▸ Task statement
From the entries below, copy every line where the string "with" appears.

Code that draws figures

— Begin —

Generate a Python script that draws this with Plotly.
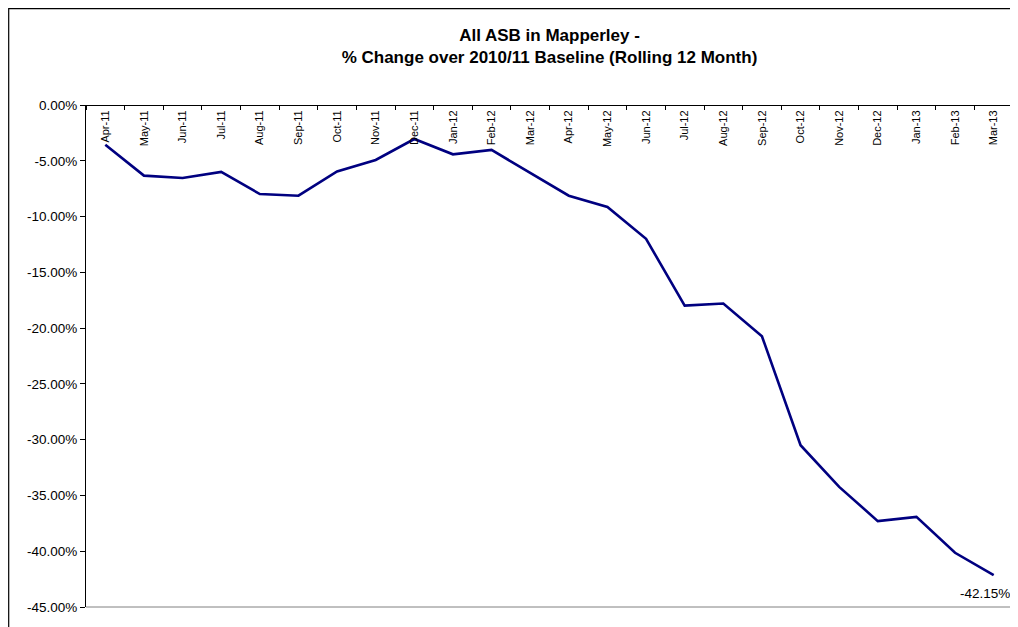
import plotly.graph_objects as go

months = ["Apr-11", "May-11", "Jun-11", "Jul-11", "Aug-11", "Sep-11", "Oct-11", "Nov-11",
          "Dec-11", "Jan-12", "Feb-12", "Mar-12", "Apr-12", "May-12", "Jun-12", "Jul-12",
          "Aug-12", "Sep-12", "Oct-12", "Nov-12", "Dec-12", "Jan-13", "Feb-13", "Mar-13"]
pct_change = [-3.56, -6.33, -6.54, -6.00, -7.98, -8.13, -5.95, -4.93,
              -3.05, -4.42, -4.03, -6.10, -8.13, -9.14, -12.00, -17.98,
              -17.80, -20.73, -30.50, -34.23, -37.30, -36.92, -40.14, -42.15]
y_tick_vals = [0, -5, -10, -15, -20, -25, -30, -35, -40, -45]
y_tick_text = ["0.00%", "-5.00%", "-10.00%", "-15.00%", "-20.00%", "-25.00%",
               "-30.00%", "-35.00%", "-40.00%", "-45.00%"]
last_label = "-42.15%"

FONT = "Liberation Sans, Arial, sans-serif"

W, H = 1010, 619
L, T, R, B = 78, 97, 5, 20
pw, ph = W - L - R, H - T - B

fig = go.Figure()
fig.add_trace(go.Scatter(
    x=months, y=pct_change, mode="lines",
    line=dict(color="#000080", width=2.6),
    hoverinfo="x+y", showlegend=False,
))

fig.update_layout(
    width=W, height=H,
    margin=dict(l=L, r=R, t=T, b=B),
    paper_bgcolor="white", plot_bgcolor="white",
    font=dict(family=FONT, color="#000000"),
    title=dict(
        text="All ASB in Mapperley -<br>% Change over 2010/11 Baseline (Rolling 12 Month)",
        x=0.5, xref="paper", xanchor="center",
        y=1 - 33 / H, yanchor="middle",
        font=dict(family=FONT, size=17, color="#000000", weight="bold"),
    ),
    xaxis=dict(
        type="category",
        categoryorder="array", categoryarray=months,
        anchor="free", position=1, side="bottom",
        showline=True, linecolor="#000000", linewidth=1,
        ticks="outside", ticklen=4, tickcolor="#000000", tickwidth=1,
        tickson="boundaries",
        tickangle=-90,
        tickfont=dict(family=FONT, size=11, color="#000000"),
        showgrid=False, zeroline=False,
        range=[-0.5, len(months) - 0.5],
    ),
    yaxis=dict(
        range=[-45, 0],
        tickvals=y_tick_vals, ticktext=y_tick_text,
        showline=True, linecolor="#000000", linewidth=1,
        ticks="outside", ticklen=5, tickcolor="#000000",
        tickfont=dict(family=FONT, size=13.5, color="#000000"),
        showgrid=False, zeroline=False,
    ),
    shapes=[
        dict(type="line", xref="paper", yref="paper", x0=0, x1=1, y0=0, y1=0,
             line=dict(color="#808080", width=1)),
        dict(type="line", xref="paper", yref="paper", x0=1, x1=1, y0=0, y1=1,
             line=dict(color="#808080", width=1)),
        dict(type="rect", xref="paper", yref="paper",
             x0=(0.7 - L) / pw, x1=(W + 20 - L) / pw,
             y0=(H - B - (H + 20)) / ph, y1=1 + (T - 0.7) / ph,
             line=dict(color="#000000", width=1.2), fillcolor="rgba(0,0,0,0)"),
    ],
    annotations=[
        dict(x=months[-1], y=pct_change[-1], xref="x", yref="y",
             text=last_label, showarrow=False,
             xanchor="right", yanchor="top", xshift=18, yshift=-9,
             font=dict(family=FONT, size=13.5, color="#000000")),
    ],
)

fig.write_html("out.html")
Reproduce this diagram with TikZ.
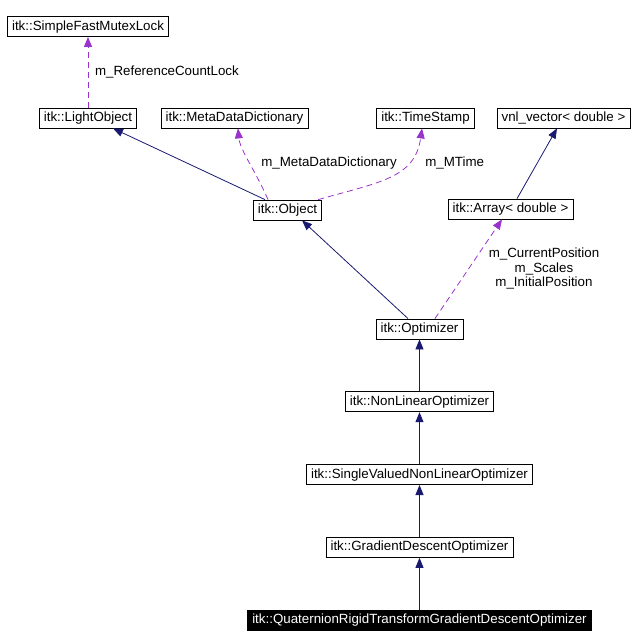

— End —

▸ Solution for this exercise
Generate a Python script that draws this with Plotly.
Reproduce this diagram with TikZ.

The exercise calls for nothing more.